═════ SUPPLIED INFORMATION

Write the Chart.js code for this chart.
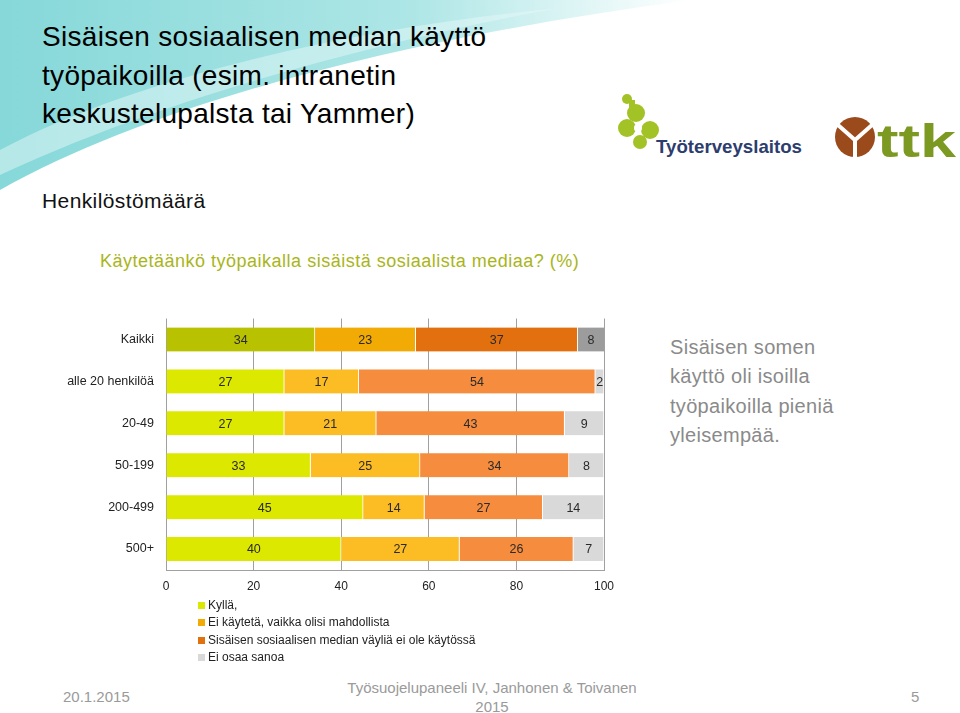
<!DOCTYPE html>
<html>
<head>
<meta charset="utf-8">
<script src="https://cdn.jsdelivr.net/npm/chart.js@4/dist/chart.umd.min.js"></script>
<style>
  body { margin: 0; width: 960px; height: 713px; background: #fff; position: relative; overflow: hidden;
         font-family: "Liberation Sans", Arial, sans-serif; }
  .abs { position: absolute; }
  #title { left: 42px; top: 18px; font-size: 28px; line-height: 38.5px; color: #000; letter-spacing: 0.3px; white-space: nowrap; }
  #sub { left: 42px; top: 189px; font-size: 21px; color: #111; letter-spacing: 0.4px; }
  #q { left: 100px; top: 251px; font-size: 18px; color: #a9b51a; letter-spacing: 0.5px; white-space: nowrap; }
  #note { left: 670px; top: 333px; font-size: 20px; line-height: 29.3px; color: #8a8a8a; letter-spacing: 0.3px; }
  #wrap { left: 20px; top: 299px; width: 610px; height: 301px; }
  #legend { left: 198px; top: 597px; font-size: 12px; color: #222; line-height: 17.4px; }
  #legend span.sq { display: inline-block; width: 7px; height: 7px; margin-right: 3px; vertical-align: 0px; }
  .foot { color: #9a9a9a; font-size: 15px; }
</style>
</head>
<body>
<svg class="abs" style="left:0;top:0" width="960" height="300">
  <defs>
    <linearGradient id="sw" x1="0" y1="0" x2="1" y2="0">
      <stop offset="0" stop-color="#86d8d9"/>
      <stop offset="0.6" stop-color="#aee6e6"/>
      <stop offset="1" stop-color="#ffffff"/>
    </linearGradient>
  </defs>
  <path d="M0,0 L690,0 C430,35 170,95 0,190 Z" fill="url(#sw)"/>
  <path d="M0,150 C150,70 380,25 560,8 C380,40 160,100 0,175 Z" fill="#e6f7f7" opacity="0.5"/>
  <!-- Työterveyslaitos logo -->
  <g fill="#a3c226">
    <circle cx="627" cy="99" r="5"/>
    <circle cx="636" cy="113" r="9"/>
    <circle cx="627" cy="128" r="9"/>
    <circle cx="650" cy="130" r="9"/>
    <circle cx="640" cy="142" r="7"/>
    <rect x="629" y="100" width="6" height="12"/>
  </g>
  <circle cx="638" cy="128" r="4" fill="#fff"/>
  <text x="656" y="153" font-family="Liberation Sans Narrow, Liberation Sans" font-weight="bold" font-size="19" fill="#2c3d6e" textLength="146" lengthAdjust="spacingAndGlyphs">Työterveyslaitos</text>
  <!-- ttk logo -->
  <circle cx="855" cy="137" r="20" fill="#9b4a1c"/>
  <path d="M838,125 L855,140 L872,125 M855,140 L855,158" stroke="#fff" stroke-width="4" fill="none"/>
  <text x="877" y="157" font-family="Liberation Sans" font-weight="bold" font-size="46" fill="#7c9a22" textLength="79" lengthAdjust="spacingAndGlyphs">ttk</text>
</svg>

<div id="title" class="abs">Sisäisen sosiaalisen median käyttö<br>työpaikoilla (esim. intranetin<br>keskustelupalsta tai Yammer)</div>
<div id="sub" class="abs">Henkilöstömäärä</div>
<div id="q" class="abs">Käytetäänkö työpaikalla sisäistä sosiaalista mediaa? (%)</div>
<div id="note" class="abs">Sisäisen somen<br>käyttö oli isoilla<br>työpaikoilla pieniä<br>yleisempää.</div>

<div id="wrap" class="abs"><canvas id="chart" width="610" height="301"></canvas></div>
<div id="legend" class="abs"></div>

<div class="abs foot" style="left:63px;top:688px;">20.1.2015</div>
<div class="abs foot" style="left:292px;top:678px;width:400px;text-align:center;line-height:19px;">Työsuojelupaneeli IV, Janhonen &amp; Toivanen<br>2015</div>
<div class="abs foot" style="left:911px;top:688px;">5</div>

<script>
const categories = ['Kaikki', 'alle 20 henkilöä', '20-49', '50-199', '200-499', '500+'];
const seriesNames = ['Kyllä,', 'Ei käytetä, vaikka olisi mahdollista', 'Sisäisen sosiaalisen median väyliä ei ole käytössä', 'Ei osaa sanoa'];
const kylla = [34, 27, 27, 33, 45, 40];
const eiKayteta = [23, 17, 21, 25, 14, 27];
const eiVaylia = [37, 54, 43, 34, 27, 26];
const eiOsaa = [8, 2, 9, 8, 14, 7];
const xTicks = [0, 20, 40, 60, 80, 100];

// first colour is for the "Kaikki" row, second for the rest
const colours = [
  ['#b9c200', '#dde800'],
  ['#f2aa05', '#fcbc24'],
  ['#e3700f', '#f68c3e'],
  ['#9c9c9c', '#d9d9d9']
];
const legendColours = ['#dde800', '#f2aa05', '#e3700f', '#d9d9d9'];

const values = [kylla, eiKayteta, eiVaylia, eiOsaa];

const barLabels = {
  id: 'barLabels',
  afterDatasetsDraw(chart) {
    const ctx = chart.ctx;
    ctx.save();
    ctx.font = '12.5px "Liberation Sans", Arial, sans-serif';
    ctx.fillStyle = '#2a2a2a';
    ctx.textAlign = 'center';
    ctx.textBaseline = 'middle';
    chart.data.datasets.forEach((ds, i) => {
      chart.getDatasetMeta(i).data.forEach((bar, j) => {
        const left = Math.min(bar.base, bar.x);
        const right = Math.min(Math.max(bar.base, bar.x), chart.chartArea.right);
        ctx.fillText(ds.data[j], (left + right) / 2, bar.y + 1);
      });
    });
    ctx.restore();
  }
};

new Chart(document.getElementById('chart'), {
  type: 'bar',
  data: {
    labels: categories,
    datasets: values.map((v, i) => ({
      label: seriesNames[i],
      data: v,
      backgroundColor: categories.map((c, j) => j === 0 ? colours[i][0] : colours[i][1]),
      borderColor: '#ffffff',
      borderWidth: { left: 0, right: 1, top: 0, bottom: 0 },
      borderSkipped: false,
      barThickness: 24
    }))
  },
  options: {
    indexAxis: 'y',
    responsive: false,
    animation: false,
    devicePixelRatio: 1,
    layout: { padding: { top: 7, right: 26, left: 0, bottom: 0 } },
    plugins: { legend: { display: false }, tooltip: { enabled: false } },
    scales: {
      x: {
        stacked: true,
        min: 0,
        max: 100,
        afterBuildTicks: s => { s.ticks = xTicks.map(v => ({ value: v })); },
        afterFit: s => { s.height = 30; },
        grid: { color: '#a0a0a0', lineWidth: 1, drawTicks: false },
        border: { color: '#a0a0a0' },
        ticks: { color: '#222', font: { size: 12, family: '"Liberation Sans", Arial' }, padding: 9, maxRotation: 0 }
      },
      y: {
        stacked: true,
        afterFit: s => { s.width = 146; },
        grid: { display: false, drawTicks: false },
        border: { display: false },
        ticks: { color: '#222', font: { size: 12.5, family: '"Liberation Sans", Arial' }, padding: 12 }
      }
    }
  },
  plugins: [barLabels]
});

document.getElementById('legend').innerHTML = seriesNames.map((n, i) =>
  '<div><span class="sq" style="background:' + legendColours[i] + '"></span>' + n + '</div>').join('');
</script>
</body>
</html>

══════════

### EXERCISE
Copy the whole of the material above exactly, but not its images.

### RESULT OF THE EXERCISE
Write the Chart.js code for this chart.
<!DOCTYPE html>
<html>
<head>
<meta charset="utf-8">
<script src="https://cdn.jsdelivr.net/npm/chart.js@4/dist/chart.umd.min.js"></script>
<style>
  body { margin: 0; width: 960px; height: 713px; background: #fff; position: relative; overflow: hidden;
         font-family: "Liberation Sans", Arial, sans-serif; }
  .abs { position: absolute; }
  #title { left: 42px; top: 18px; font-size: 28px; line-height: 38.5px; color: #000; letter-spacing: 0.3px; white-space: nowrap; }
  #sub { left: 42px; top: 189px; font-size: 21px; color: #111; letter-spacing: 0.4px; }
  #q { left: 100px; top: 251px; font-size: 18px; color: #a9b51a; letter-spacing: 0.5px; white-space: nowrap; }
  #note { left: 670px; top: 333px; font-size: 20px; line-height: 29.3px; color: #8a8a8a; letter-spacing: 0.3px; }
  #wrap { left: 20px; top: 299px; width: 610px; height: 301px; }
  #legend { left: 198px; top: 597px; font-size: 12px; color: #222; line-height: 17.4px; }
  #legend span.sq { display: inline-block; width: 7px; height: 7px; margin-right: 3px; vertical-align: 0px; }
  .foot { color: #9a9a9a; font-size: 15px; }
</style>
</head>
<body>
<svg class="abs" style="left:0;top:0" width="960" height="300">
  <defs>
    <linearGradient id="sw" x1="0" y1="0" x2="1" y2="0">
      <stop offset="0" stop-color="#86d8d9"/>
      <stop offset="0.6" stop-color="#aee6e6"/>
      <stop offset="1" stop-color="#ffffff"/>
    </linearGradient>
  </defs>
  <path d="M0,0 L690,0 C430,35 170,95 0,190 Z" fill="url(#sw)"/>
  <path d="M0,150 C150,70 380,25 560,8 C380,40 160,100 0,175 Z" fill="#e6f7f7" opacity="0.5"/>
  <!-- Työterveyslaitos logo -->
  <g fill="#a3c226">
    <circle cx="627" cy="99" r="5"/>
    <circle cx="636" cy="113" r="9"/>
    <circle cx="627" cy="128" r="9"/>
    <circle cx="650" cy="130" r="9"/>
    <circle cx="640" cy="142" r="7"/>
    <rect x="629" y="100" width="6" height="12"/>
  </g>
  <circle cx="638" cy="128" r="4" fill="#fff"/>
  <text x="656" y="153" font-family="Liberation Sans Narrow, Liberation Sans" font-weight="bold" font-size="19" fill="#2c3d6e" textLength="146" lengthAdjust="spacingAndGlyphs">Työterveyslaitos</text>
  <!-- ttk logo -->
  <circle cx="855" cy="137" r="20" fill="#9b4a1c"/>
  <path d="M838,125 L855,140 L872,125 M855,140 L855,158" stroke="#fff" stroke-width="4" fill="none"/>
  <text x="877" y="157" font-family="Liberation Sans" font-weight="bold" font-size="46" fill="#7c9a22" textLength="79" lengthAdjust="spacingAndGlyphs">ttk</text>
</svg>

<div id="title" class="abs">Sisäisen sosiaalisen median käyttö<br>työpaikoilla (esim. intranetin<br>keskustelupalsta tai Yammer)</div>
<div id="sub" class="abs">Henkilöstömäärä</div>
<div id="q" class="abs">Käytetäänkö työpaikalla sisäistä sosiaalista mediaa? (%)</div>
<div id="note" class="abs">Sisäisen somen<br>käyttö oli isoilla<br>työpaikoilla pieniä<br>yleisempää.</div>

<div id="wrap" class="abs"><canvas id="chart" width="610" height="301"></canvas></div>
<div id="legend" class="abs"></div>

<div class="abs foot" style="left:63px;top:688px;">20.1.2015</div>
<div class="abs foot" style="left:292px;top:678px;width:400px;text-align:center;line-height:19px;">Työsuojelupaneeli IV, Janhonen &amp; Toivanen<br>2015</div>
<div class="abs foot" style="left:911px;top:688px;">5</div>

<script>
const categories = ['Kaikki', 'alle 20 henkilöä', '20-49', '50-199', '200-499', '500+'];
const seriesNames = ['Kyllä,', 'Ei käytetä, vaikka olisi mahdollista', 'Sisäisen sosiaalisen median väyliä ei ole käytössä', 'Ei osaa sanoa'];
const kylla = [34, 27, 27, 33, 45, 40];
const eiKayteta = [23, 17, 21, 25, 14, 27];
const eiVaylia = [37, 54, 43, 34, 27, 26];
const eiOsaa = [8, 2, 9, 8, 14, 7];
const xTicks = [0, 20, 40, 60, 80, 100];

// first colour is for the "Kaikki" row, second for the rest
const colours = [
  ['#b9c200', '#dde800'],
  ['#f2aa05', '#fcbc24'],
  ['#e3700f', '#f68c3e'],
  ['#9c9c9c', '#d9d9d9']
];
const legendColours = ['#dde800', '#f2aa05', '#e3700f', '#d9d9d9'];

const values = [kylla, eiKayteta, eiVaylia, eiOsaa];

const barLabels = {
  id: 'barLabels',
  afterDatasetsDraw(chart) {
    const ctx = chart.ctx;
    ctx.save();
    ctx.font = '12.5px "Liberation Sans", Arial, sans-serif';
    ctx.fillStyle = '#2a2a2a';
    ctx.textAlign = 'center';
    ctx.textBaseline = 'middle';
    chart.data.datasets.forEach((ds, i) => {
      chart.getDatasetMeta(i).data.forEach((bar, j) => {
        const left = Math.min(bar.base, bar.x);
        const right = Math.min(Math.max(bar.base, bar.x), chart.chartArea.right);
        ctx.fillText(ds.data[j], (left + right) / 2, bar.y + 1);
      });
    });
    ctx.restore();
  }
};

new Chart(document.getElementById('chart'), {
  type: 'bar',
  data: {
    labels: categories,
    datasets: values.map((v, i) => ({
      label: seriesNames[i],
      data: v,
      backgroundColor: categories.map((c, j) => j === 0 ? colours[i][0] : colours[i][1]),
      borderColor: '#ffffff',
      borderWidth: { left: 0, right: 1, top: 0, bottom: 0 },
      borderSkipped: false,
      barThickness: 24
    }))
  },
  options: {
    indexAxis: 'y',
    responsive: false,
    animation: false,
    devicePixelRatio: 1,
    layout: { padding: { top: 7, right: 26, left: 0, bottom: 0 } },
    plugins: { legend: { display: false }, tooltip: { enabled: false } },
    scales: {
      x: {
        stacked: true,
        min: 0,
        max: 100,
        afterBuildTicks: s => { s.ticks = xTicks.map(v => ({ value: v })); },
        afterFit: s => { s.height = 30; },
        grid: { color: '#a0a0a0', lineWidth: 1, drawTicks: false },
        border: { color: '#a0a0a0' },
        ticks: { color: '#222', font: { size: 12, family: '"Liberation Sans", Arial' }, padding: 9, maxRotation: 0 }
      },
      y: {
        stacked: true,
        afterFit: s => { s.width = 146; },
        grid: { display: false, drawTicks: false },
        border: { display: false },
        ticks: { color: '#222', font: { size: 12.5, family: '"Liberation Sans", Arial' }, padding: 12 }
      }
    }
  },
  plugins: [barLabels]
});

document.getElementById('legend').innerHTML = seriesNames.map((n, i) =>
  '<div><span class="sq" style="background:' + legendColours[i] + '"></span>' + n + '</div>').join('');
</script>
</body>
</html>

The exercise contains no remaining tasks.